# Requirement:
Examine the material below and count the lines that hold the word "this". Report only the number.

# Task data:

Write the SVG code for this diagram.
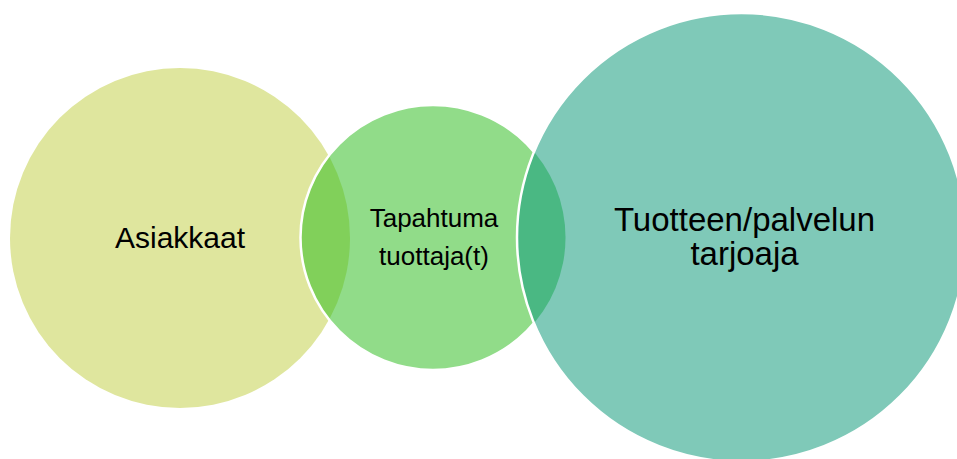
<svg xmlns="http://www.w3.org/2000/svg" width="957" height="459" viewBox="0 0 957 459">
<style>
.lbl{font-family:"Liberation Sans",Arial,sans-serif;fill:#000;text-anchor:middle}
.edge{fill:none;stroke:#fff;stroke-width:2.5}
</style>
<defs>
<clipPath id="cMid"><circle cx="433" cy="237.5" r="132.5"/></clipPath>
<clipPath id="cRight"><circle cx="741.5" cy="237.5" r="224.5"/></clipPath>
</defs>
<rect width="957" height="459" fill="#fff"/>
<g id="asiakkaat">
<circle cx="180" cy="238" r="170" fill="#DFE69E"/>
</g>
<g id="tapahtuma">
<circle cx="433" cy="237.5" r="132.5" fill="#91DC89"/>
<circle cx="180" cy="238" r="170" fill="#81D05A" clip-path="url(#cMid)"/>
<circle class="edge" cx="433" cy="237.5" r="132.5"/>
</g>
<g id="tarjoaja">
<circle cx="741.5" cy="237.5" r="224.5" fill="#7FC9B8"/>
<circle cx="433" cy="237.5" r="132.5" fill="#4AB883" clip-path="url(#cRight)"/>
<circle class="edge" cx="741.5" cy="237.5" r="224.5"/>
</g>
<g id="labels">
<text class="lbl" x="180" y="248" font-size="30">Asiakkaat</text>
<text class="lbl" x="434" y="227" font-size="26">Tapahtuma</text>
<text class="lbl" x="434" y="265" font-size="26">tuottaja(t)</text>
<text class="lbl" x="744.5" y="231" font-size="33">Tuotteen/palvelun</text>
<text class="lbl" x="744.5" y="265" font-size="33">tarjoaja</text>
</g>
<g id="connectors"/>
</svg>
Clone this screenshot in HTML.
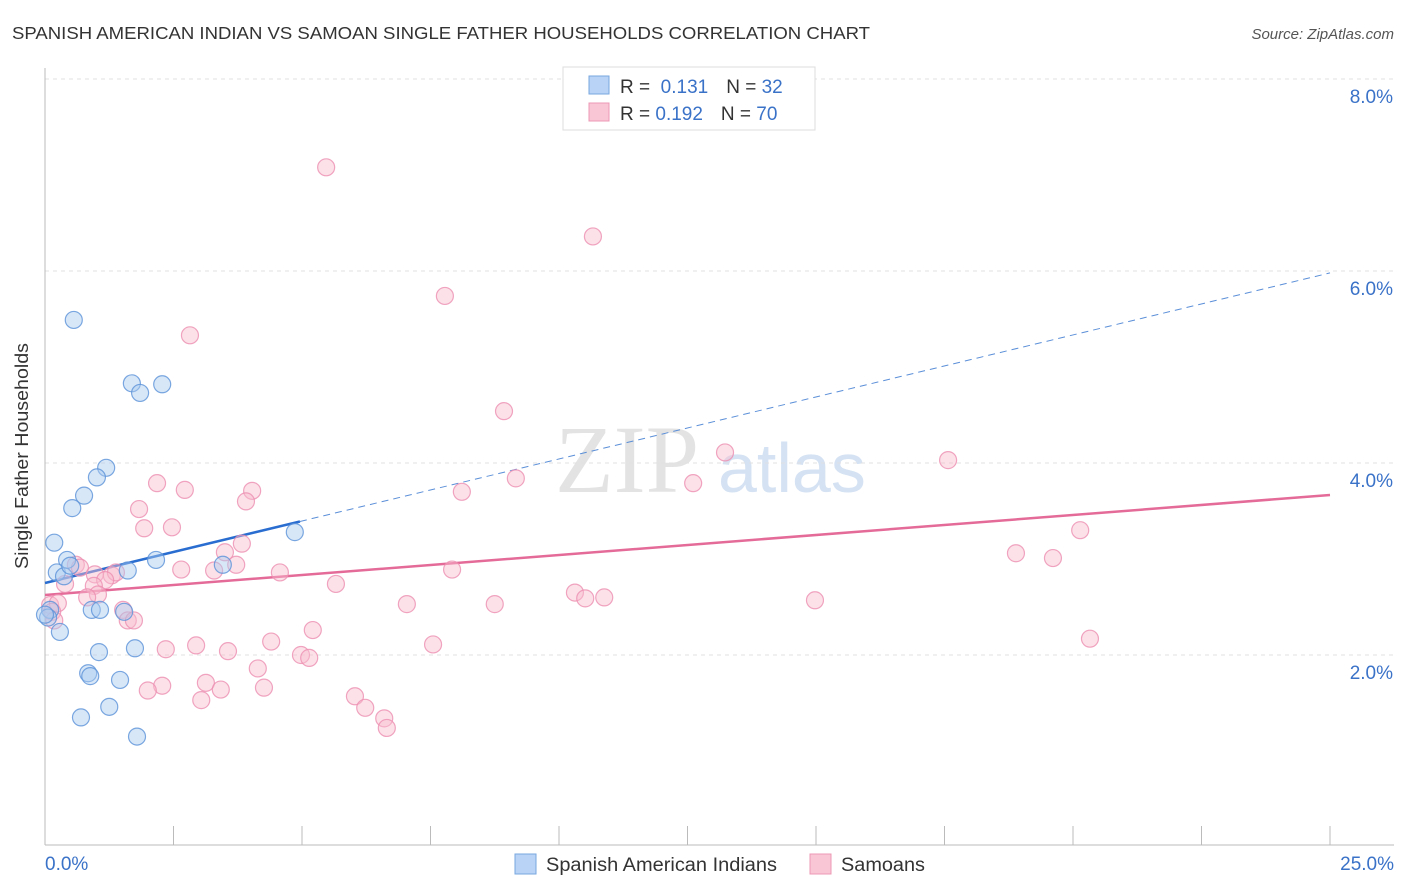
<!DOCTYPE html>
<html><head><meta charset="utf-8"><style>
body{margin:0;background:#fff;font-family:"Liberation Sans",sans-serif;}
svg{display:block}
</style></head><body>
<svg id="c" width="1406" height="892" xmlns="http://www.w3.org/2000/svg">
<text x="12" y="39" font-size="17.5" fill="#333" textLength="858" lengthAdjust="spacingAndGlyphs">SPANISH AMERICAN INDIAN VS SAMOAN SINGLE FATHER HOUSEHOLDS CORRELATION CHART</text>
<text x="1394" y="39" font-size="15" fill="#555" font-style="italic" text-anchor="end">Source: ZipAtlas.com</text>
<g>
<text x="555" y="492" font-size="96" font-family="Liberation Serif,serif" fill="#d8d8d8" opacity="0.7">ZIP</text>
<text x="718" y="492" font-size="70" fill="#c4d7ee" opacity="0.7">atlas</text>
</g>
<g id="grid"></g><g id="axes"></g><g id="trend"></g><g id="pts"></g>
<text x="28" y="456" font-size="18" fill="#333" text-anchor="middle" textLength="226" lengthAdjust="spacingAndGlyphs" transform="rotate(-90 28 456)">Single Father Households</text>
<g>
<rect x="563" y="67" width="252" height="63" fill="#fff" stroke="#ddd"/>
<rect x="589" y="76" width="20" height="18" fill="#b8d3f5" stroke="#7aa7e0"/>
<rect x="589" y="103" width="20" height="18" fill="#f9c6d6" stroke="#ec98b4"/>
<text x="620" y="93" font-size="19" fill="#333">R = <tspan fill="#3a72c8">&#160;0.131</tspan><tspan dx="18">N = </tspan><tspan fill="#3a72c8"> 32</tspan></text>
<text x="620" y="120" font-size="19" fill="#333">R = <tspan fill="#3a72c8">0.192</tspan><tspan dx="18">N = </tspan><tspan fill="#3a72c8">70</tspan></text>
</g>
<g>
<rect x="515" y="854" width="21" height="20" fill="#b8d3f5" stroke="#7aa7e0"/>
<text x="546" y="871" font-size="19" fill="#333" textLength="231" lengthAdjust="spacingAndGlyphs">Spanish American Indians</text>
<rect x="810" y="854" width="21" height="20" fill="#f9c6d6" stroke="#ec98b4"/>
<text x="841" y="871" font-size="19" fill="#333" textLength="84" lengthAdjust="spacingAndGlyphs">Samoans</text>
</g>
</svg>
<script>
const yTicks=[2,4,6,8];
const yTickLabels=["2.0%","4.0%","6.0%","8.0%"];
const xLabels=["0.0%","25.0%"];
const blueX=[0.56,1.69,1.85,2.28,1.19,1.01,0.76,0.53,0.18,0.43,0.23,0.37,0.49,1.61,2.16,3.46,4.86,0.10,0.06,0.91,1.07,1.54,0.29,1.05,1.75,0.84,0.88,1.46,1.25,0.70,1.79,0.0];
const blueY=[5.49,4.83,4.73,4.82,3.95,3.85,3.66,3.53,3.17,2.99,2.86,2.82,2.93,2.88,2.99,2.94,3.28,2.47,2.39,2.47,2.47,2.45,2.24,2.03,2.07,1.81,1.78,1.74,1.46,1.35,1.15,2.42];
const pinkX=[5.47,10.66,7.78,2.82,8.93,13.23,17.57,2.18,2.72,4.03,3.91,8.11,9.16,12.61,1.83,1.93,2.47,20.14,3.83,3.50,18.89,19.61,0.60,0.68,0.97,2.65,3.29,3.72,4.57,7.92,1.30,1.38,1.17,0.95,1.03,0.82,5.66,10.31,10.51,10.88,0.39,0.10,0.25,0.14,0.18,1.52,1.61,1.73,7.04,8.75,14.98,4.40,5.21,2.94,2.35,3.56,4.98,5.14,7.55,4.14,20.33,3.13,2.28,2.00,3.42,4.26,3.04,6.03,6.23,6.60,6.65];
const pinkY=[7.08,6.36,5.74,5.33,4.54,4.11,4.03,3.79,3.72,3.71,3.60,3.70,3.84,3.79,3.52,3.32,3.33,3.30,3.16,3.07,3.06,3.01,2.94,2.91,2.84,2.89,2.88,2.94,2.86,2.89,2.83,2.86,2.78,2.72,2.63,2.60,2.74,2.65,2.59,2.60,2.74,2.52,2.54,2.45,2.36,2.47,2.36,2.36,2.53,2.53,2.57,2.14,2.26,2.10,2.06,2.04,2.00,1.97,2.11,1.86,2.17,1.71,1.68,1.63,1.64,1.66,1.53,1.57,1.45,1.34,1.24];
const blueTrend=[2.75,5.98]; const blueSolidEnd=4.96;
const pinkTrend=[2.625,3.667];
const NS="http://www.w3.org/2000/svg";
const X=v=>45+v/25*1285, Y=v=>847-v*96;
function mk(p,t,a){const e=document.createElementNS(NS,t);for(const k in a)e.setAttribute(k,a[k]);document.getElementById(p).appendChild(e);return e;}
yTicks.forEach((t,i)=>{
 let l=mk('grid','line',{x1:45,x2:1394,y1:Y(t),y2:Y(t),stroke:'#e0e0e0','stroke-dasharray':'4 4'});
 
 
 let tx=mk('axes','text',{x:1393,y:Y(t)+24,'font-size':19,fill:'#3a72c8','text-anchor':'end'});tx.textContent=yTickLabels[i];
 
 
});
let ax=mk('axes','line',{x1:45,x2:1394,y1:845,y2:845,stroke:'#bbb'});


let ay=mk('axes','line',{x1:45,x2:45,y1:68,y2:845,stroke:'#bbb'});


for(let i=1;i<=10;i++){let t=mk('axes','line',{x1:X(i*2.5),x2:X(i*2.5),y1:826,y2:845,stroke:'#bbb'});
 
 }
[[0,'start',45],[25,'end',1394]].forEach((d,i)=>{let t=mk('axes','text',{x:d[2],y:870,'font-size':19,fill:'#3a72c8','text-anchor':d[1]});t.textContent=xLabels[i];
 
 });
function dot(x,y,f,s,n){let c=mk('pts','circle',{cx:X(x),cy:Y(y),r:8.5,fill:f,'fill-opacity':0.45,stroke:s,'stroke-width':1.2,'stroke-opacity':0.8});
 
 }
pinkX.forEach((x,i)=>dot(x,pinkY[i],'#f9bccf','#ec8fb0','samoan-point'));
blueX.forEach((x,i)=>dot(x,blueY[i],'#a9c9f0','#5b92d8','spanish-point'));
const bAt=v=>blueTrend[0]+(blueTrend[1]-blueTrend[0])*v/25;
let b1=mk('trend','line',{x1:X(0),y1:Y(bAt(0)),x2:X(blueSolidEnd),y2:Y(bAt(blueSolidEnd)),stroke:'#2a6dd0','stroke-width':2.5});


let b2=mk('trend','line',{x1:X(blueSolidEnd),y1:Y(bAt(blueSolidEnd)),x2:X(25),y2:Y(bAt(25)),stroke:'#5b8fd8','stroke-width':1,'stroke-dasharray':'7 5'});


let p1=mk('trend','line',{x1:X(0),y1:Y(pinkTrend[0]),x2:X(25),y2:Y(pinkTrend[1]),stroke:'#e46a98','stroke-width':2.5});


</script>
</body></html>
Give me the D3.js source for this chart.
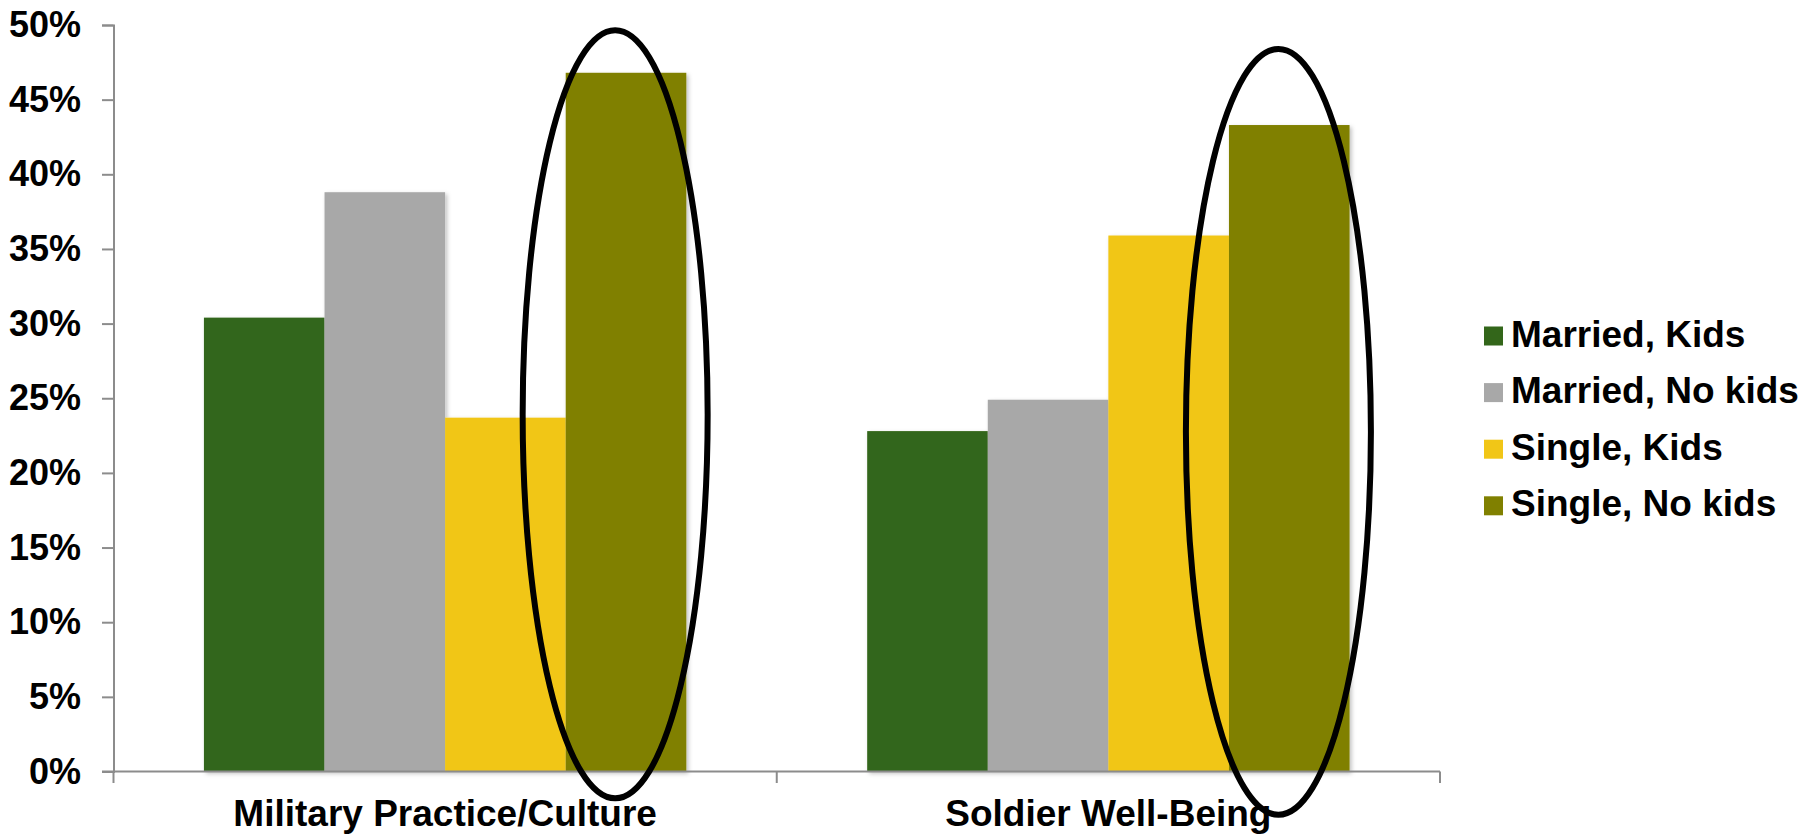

# In response:
3